Both characters, Hart and Cohle, were complex. The basic premise of the show is that they worked together as detectives on a case for many years and became friendly. Not the best of friends as their personalities didn't lend to this, more close in that they were a large part of each other's lives. Hart's issues of not being happy with his life and his obsession with women, other than his wife, took a toll on him mentally. Cohle didn't have any family so his issues with being alone and thinking "too" philosophically about life, didn't blend well with Hart.
Cohle and Hart's wife fell in love, sort of. I think she was attracted to Cohle's diversity to Hart, whom she resented for his affairs. They didn't carry an on-going affair, she just used him once to end her marriage to Hart. It was a cold-hearted move as Cohle was intoxicated and in his home when she arrived.
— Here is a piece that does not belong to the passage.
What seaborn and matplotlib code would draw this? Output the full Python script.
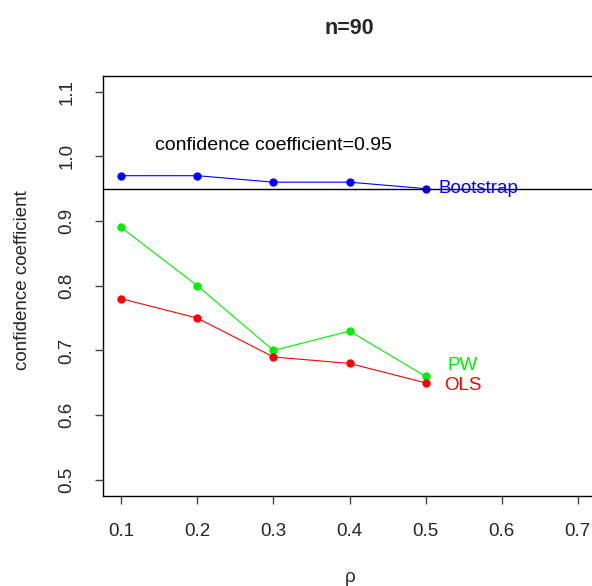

She seduced him and then told him her plan to tell her husband, Hart (Harrelson), about them. This infuriated Cohle (McConaughey) who then threw her out of the apartment. What happened next was the rift in the relationship between Hart and Cohle that led to a physical fight between two, eventually leading to Cohle quitting his position as detective and the case never being finished.
Ten years later...Cohle had led a rough life of drinking and working as a bartender. Hart eventually divorced and he too quit his job and became a private investigator. Cohle moved back to Louisiana and for two years lived in a storage unit / detective office he created as he was back on the case. The characters were well thought out and each word in the script was carefully chosen. Fabulous. The two detectives teamed up once again and went on the hunt for the man who was killing women and children in demonic, ritual services. The killer was linked to the Tuttle family, who ran the state -- leading to a possible cover up.
The ending was a bit shocking. When they found the killer, I didn't expect him to stab Cohle the way he did and put an ax into Hart's chest. I thought for sure these two were left to die, I'm surprised they didn't. Had a stabbing such as those happened in real life, there is no way they would have a survived, so a bit of "Hollywood" there. That's ok because it is just pretend after all and it would have been a horrible ending if they had died. I did enjoy how Pizzolatto tied in a near death experience for Cohle, with McConaughey giving a heart felt performance about an overwhelming feeling of his daughter and his father's presence (both of whom had past) of one-love, with him just having to "let-go" to be with them. He said he did let go, yet there he was, alive.